- [SHORT TASK]
The entries below should be output exactly as written.
── DATA SUPPLIED
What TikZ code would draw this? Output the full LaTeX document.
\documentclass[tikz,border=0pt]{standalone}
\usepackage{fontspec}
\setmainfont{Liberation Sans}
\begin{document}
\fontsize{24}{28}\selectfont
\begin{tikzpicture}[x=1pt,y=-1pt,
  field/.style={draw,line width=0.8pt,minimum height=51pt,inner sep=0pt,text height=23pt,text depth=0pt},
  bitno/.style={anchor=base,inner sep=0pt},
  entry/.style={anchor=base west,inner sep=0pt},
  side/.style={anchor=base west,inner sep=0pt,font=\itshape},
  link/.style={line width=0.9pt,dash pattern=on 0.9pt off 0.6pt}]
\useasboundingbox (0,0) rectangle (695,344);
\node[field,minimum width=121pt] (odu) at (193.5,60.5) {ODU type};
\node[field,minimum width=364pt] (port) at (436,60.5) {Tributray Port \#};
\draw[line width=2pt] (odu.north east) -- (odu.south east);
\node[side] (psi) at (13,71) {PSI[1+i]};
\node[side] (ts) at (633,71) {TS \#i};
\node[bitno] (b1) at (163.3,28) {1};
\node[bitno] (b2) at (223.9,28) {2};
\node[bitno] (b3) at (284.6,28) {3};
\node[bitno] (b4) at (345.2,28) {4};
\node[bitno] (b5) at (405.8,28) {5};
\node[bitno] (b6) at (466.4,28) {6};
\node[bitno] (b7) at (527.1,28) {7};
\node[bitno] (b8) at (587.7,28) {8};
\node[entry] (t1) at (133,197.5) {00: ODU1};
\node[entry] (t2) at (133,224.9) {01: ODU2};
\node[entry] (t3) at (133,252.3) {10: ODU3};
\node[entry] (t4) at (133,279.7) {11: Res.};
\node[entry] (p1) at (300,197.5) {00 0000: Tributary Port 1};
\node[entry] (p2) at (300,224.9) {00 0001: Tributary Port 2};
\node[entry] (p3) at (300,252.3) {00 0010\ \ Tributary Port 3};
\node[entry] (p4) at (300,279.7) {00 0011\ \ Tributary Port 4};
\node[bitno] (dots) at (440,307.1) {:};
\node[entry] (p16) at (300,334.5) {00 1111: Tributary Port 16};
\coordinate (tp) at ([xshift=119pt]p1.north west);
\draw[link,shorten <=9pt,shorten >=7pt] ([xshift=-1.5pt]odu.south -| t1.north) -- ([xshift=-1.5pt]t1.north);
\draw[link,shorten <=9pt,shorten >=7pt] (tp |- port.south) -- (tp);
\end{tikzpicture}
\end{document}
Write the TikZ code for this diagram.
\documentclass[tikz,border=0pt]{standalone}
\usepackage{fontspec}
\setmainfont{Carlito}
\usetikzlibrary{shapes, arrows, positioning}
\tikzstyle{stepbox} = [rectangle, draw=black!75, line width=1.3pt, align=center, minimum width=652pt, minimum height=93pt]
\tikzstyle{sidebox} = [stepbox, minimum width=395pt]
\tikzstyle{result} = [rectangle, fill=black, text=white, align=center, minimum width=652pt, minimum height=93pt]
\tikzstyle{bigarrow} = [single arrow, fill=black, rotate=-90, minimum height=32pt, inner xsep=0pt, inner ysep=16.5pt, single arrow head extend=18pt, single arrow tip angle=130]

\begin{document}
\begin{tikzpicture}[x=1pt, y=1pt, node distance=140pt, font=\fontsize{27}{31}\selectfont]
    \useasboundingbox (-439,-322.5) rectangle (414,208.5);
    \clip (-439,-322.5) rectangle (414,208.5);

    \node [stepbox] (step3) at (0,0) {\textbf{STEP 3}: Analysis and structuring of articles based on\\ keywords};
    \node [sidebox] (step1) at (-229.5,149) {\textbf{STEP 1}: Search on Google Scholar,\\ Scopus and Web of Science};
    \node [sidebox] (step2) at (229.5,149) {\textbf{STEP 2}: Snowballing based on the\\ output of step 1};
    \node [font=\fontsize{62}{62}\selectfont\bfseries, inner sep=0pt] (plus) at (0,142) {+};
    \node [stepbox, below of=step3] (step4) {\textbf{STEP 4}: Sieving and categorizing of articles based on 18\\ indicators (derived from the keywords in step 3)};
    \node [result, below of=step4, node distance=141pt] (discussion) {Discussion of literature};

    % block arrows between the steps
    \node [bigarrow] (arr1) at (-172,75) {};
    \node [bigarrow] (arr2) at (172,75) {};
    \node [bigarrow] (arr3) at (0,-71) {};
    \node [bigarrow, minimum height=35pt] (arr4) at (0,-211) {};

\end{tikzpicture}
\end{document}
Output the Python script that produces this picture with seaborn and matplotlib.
────
- [WORKED SOLUTION]
What TikZ code would draw this? Output the full LaTeX document.
\documentclass[tikz,border=0pt]{standalone}
\usepackage{fontspec}
\setmainfont{Liberation Sans}
\begin{document}
\fontsize{24}{28}\selectfont
\begin{tikzpicture}[x=1pt,y=-1pt,
  field/.style={draw,line width=0.8pt,minimum height=51pt,inner sep=0pt,text height=23pt,text depth=0pt},
  bitno/.style={anchor=base,inner sep=0pt},
  entry/.style={anchor=base west,inner sep=0pt},
  side/.style={anchor=base west,inner sep=0pt,font=\itshape},
  link/.style={line width=0.9pt,dash pattern=on 0.9pt off 0.6pt}]
\useasboundingbox (0,0) rectangle (695,344);
\node[field,minimum width=121pt] (odu) at (193.5,60.5) {ODU type};
\node[field,minimum width=364pt] (port) at (436,60.5) {Tributray Port \#};
\draw[line width=2pt] (odu.north east) -- (odu.south east);
\node[side] (psi) at (13,71) {PSI[1+i]};
\node[side] (ts) at (633,71) {TS \#i};
\node[bitno] (b1) at (163.3,28) {1};
\node[bitno] (b2) at (223.9,28) {2};
\node[bitno] (b3) at (284.6,28) {3};
\node[bitno] (b4) at (345.2,28) {4};
\node[bitno] (b5) at (405.8,28) {5};
\node[bitno] (b6) at (466.4,28) {6};
\node[bitno] (b7) at (527.1,28) {7};
\node[bitno] (b8) at (587.7,28) {8};
\node[entry] (t1) at (133,197.5) {00: ODU1};
\node[entry] (t2) at (133,224.9) {01: ODU2};
\node[entry] (t3) at (133,252.3) {10: ODU3};
\node[entry] (t4) at (133,279.7) {11: Res.};
\node[entry] (p1) at (300,197.5) {00 0000: Tributary Port 1};
\node[entry] (p2) at (300,224.9) {00 0001: Tributary Port 2};
\node[entry] (p3) at (300,252.3) {00 0010\ \ Tributary Port 3};
\node[entry] (p4) at (300,279.7) {00 0011\ \ Tributary Port 4};
\node[bitno] (dots) at (440,307.1) {:};
\node[entry] (p16) at (300,334.5) {00 1111: Tributary Port 16};
\coordinate (tp) at ([xshift=119pt]p1.north west);
\draw[link,shorten <=9pt,shorten >=7pt] ([xshift=-1.5pt]odu.south -| t1.north) -- ([xshift=-1.5pt]t1.north);
\draw[link,shorten <=9pt,shorten >=7pt] (tp |- port.south) -- (tp);
\end{tikzpicture}
\end{document}
Write the TikZ code for this diagram.
\documentclass[tikz,border=0pt]{standalone}
\usepackage{fontspec}
\setmainfont{Carlito}
\usetikzlibrary{shapes, arrows, positioning}
\tikzstyle{stepbox} = [rectangle, draw=black!75, line width=1.3pt, align=center, minimum width=652pt, minimum height=93pt]
\tikzstyle{sidebox} = [stepbox, minimum width=395pt]
\tikzstyle{result} = [rectangle, fill=black, text=white, align=center, minimum width=652pt, minimum height=93pt]
\tikzstyle{bigarrow} = [single arrow, fill=black, rotate=-90, minimum height=32pt, inner xsep=0pt, inner ysep=16.5pt, single arrow head extend=18pt, single arrow tip angle=130]

\begin{document}
\begin{tikzpicture}[x=1pt, y=1pt, node distance=140pt, font=\fontsize{27}{31}\selectfont]
    \useasboundingbox (-439,-322.5) rectangle (414,208.5);
    \clip (-439,-322.5) rectangle (414,208.5);

    \node [stepbox] (step3) at (0,0) {\textbf{STEP 3}: Analysis and structuring of articles based on\\ keywords};
    \node [sidebox] (step1) at (-229.5,149) {\textbf{STEP 1}: Search on Google Scholar,\\ Scopus and Web of Science};
    \node [sidebox] (step2) at (229.5,149) {\textbf{STEP 2}: Snowballing based on the\\ output of step 1};
    \node [font=\fontsize{62}{62}\selectfont\bfseries, inner sep=0pt] (plus) at (0,142) {+};
    \node [stepbox, below of=step3] (step4) {\textbf{STEP 4}: Sieving and categorizing of articles based on 18\\ indicators (derived from the keywords in step 3)};
    \node [result, below of=step4, node distance=141pt] (discussion) {Discussion of literature};

    % block arrows between the steps
    \node [bigarrow] (arr1) at (-172,75) {};
    \node [bigarrow] (arr2) at (172,75) {};
    \node [bigarrow] (arr3) at (0,-71) {};
    \node [bigarrow, minimum height=35pt] (arr4) at (0,-211) {};

\end{tikzpicture}
\end{document}
Output the Python script that produces this picture with seaborn and matplotlib.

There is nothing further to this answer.